Your objective:
Exactly as written, please set down all of the entries again, with no pictures.

---- Listing

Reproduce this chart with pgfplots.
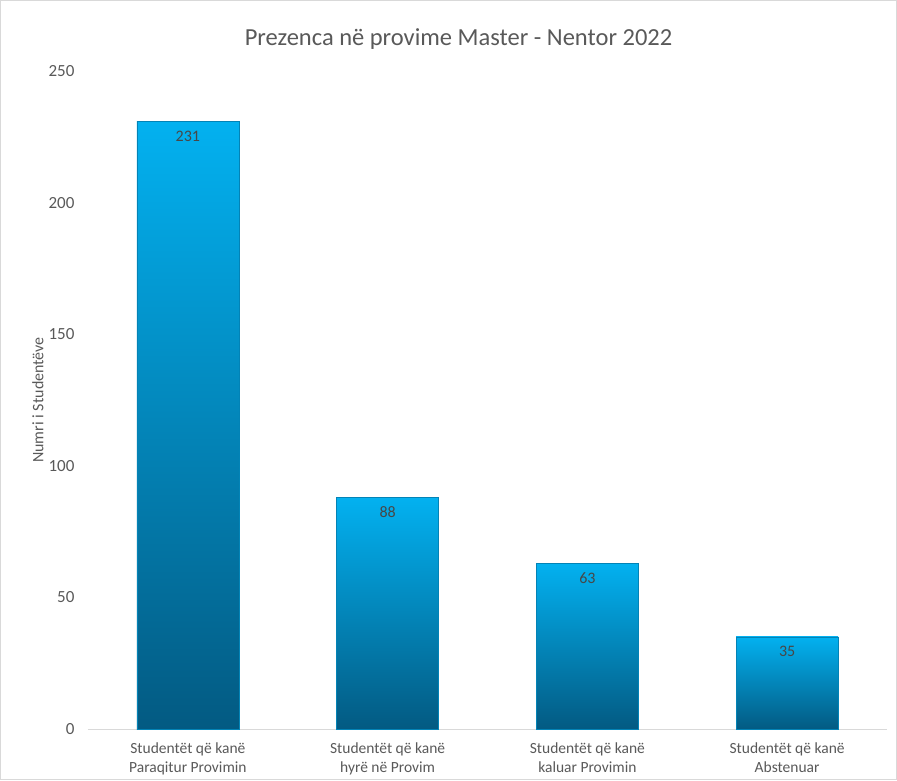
\documentclass[border=0pt]{standalone}
\usepackage{pgfplots}
\pgfplotsset{compat=1.18}
\usepackage{fontspec}
\setmainfont{Carlito}

\definecolor{txtgray}{HTML}{595959}
\definecolor{barTop}{HTML}{03B1F0}
\definecolor{barMid}{HTML}{039AD6}
\definecolor{barBot}{HTML}{035A82}
\definecolor{gridgray}{HTML}{D9D9D9}

\pgfplotsset{
  shadedbar/.style={
    draw=barMid!85!black, line width=0.6pt,
    shading=axis, top color=barTop, middle color=barMid, bottom color=barBot,
    bar shift=0pt,
  },
}

\begin{document}
\begin{tikzpicture}
\begin{axis}[
    scale only axis,
    width=799pt, height=658pt,
    xmin=-0.5, xmax=3.5,
    ymin=0, ymax=250,
    ytick={0,50,100,150,200,250},
    xtick={0,1,2,3},
    xticklabels={{Studentët që kanë\\Paraqitur Provimin},{Studentët që kanë\\hyrë në Provim},{Studentët që kanë\\kaluar Provimin},{Studentët që kanë\\Abstenuar}},
    x tick label style={align=center, font=\fontsize{15.5}{19}\selectfont, text=txtgray},
    y tick label style={font=\fontsize{17}{19}\selectfont, text=txtgray},
    /pgf/number format/assume math mode=true,
    major tick length=0pt,
    axis x line*=bottom,
    axis y line*=left,
    x axis line style={draw=gridgray, line width=1pt},
    y axis line style={draw=none},
    xticklabel shift=10pt,
    yticklabel shift=10pt,
    ylabel={Numri i Studentëve},
    ylabel style={font=\fontsize{16}{18}\selectfont, text=txtgray, at={(axis description cs:0,0.5)}, anchor=center, yshift=50pt},
    title={Prezenca në provime Master - Nentor 2022},
    title style={font=\fontsize{24.5}{27}\selectfont, text=txtgray, yshift=12pt, xshift=-29pt},
    ybar,
    bar width=102pt,
    nodes near coords,
    nodes near coords style={anchor=north, yshift=-6pt, font=\fontsize{16}{18}\selectfont, text=black!72},
    clip=false,
]
\addplot[shadedbar] coordinates {(0,231)};
\addplot[shadedbar] coordinates {(1,88)};
\addplot[shadedbar] coordinates {(2,63)};
\addplot[shadedbar] coordinates {(3,35)};
\end{axis}
\draw[gridgray, line width=1pt] (-87.5pt,-50.5pt) rectangle (808.5pt,728.5pt);
\end{tikzpicture}
\end{document}
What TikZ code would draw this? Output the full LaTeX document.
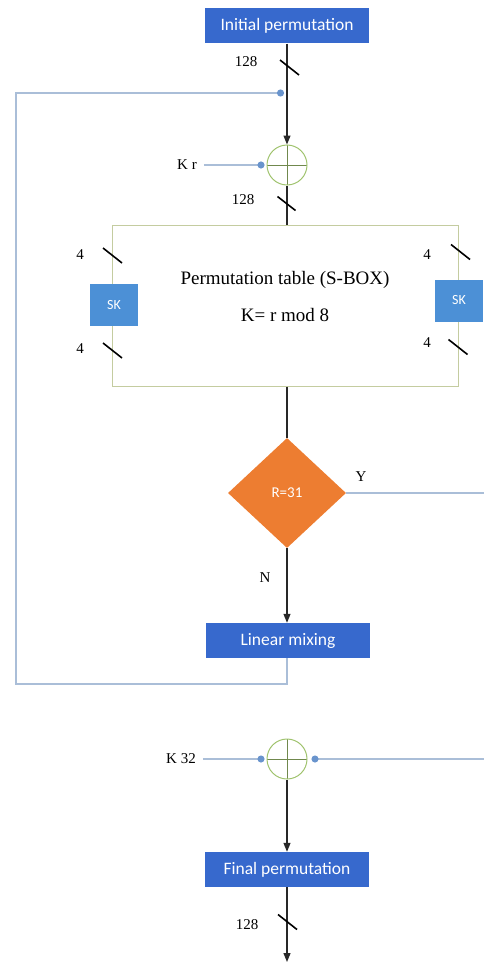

--------

Answer to the problem:
Reproduce this chart with pgfplots.
\documentclass[border=0pt]{standalone}
\usepackage{pgfplots}
\pgfplotsset{compat=1.18}
\usepackage{fontspec}
\setmainfont{Carlito}

\definecolor{txtgray}{HTML}{595959}
\definecolor{barTop}{HTML}{03B1F0}
\definecolor{barMid}{HTML}{039AD6}
\definecolor{barBot}{HTML}{035A82}
\definecolor{gridgray}{HTML}{D9D9D9}

\pgfplotsset{
  shadedbar/.style={
    draw=barMid!85!black, line width=0.6pt,
    shading=axis, top color=barTop, middle color=barMid, bottom color=barBot,
    bar shift=0pt,
  },
}

\begin{document}
\begin{tikzpicture}
\begin{axis}[
    scale only axis,
    width=799pt, height=658pt,
    xmin=-0.5, xmax=3.5,
    ymin=0, ymax=250,
    ytick={0,50,100,150,200,250},
    xtick={0,1,2,3},
    xticklabels={{Studentët që kanë\\Paraqitur Provimin},{Studentët që kanë\\hyrë në Provim},{Studentët që kanë\\kaluar Provimin},{Studentët që kanë\\Abstenuar}},
    x tick label style={align=center, font=\fontsize{15.5}{19}\selectfont, text=txtgray},
    y tick label style={font=\fontsize{17}{19}\selectfont, text=txtgray},
    /pgf/number format/assume math mode=true,
    major tick length=0pt,
    axis x line*=bottom,
    axis y line*=left,
    x axis line style={draw=gridgray, line width=1pt},
    y axis line style={draw=none},
    xticklabel shift=10pt,
    yticklabel shift=10pt,
    ylabel={Numri i Studentëve},
    ylabel style={font=\fontsize{16}{18}\selectfont, text=txtgray, at={(axis description cs:0,0.5)}, anchor=center, yshift=50pt},
    title={Prezenca në provime Master - Nentor 2022},
    title style={font=\fontsize{24.5}{27}\selectfont, text=txtgray, yshift=12pt, xshift=-29pt},
    ybar,
    bar width=102pt,
    nodes near coords,
    nodes near coords style={anchor=north, yshift=-6pt, font=\fontsize{16}{18}\selectfont, text=black!72},
    clip=false,
]
\addplot[shadedbar] coordinates {(0,231)};
\addplot[shadedbar] coordinates {(1,88)};
\addplot[shadedbar] coordinates {(2,63)};
\addplot[shadedbar] coordinates {(3,35)};
\end{axis}
\draw[gridgray, line width=1pt] (-87.5pt,-50.5pt) rectangle (808.5pt,728.5pt);
\end{tikzpicture}
\end{document}
What TikZ code would draw this? Output the full LaTeX document.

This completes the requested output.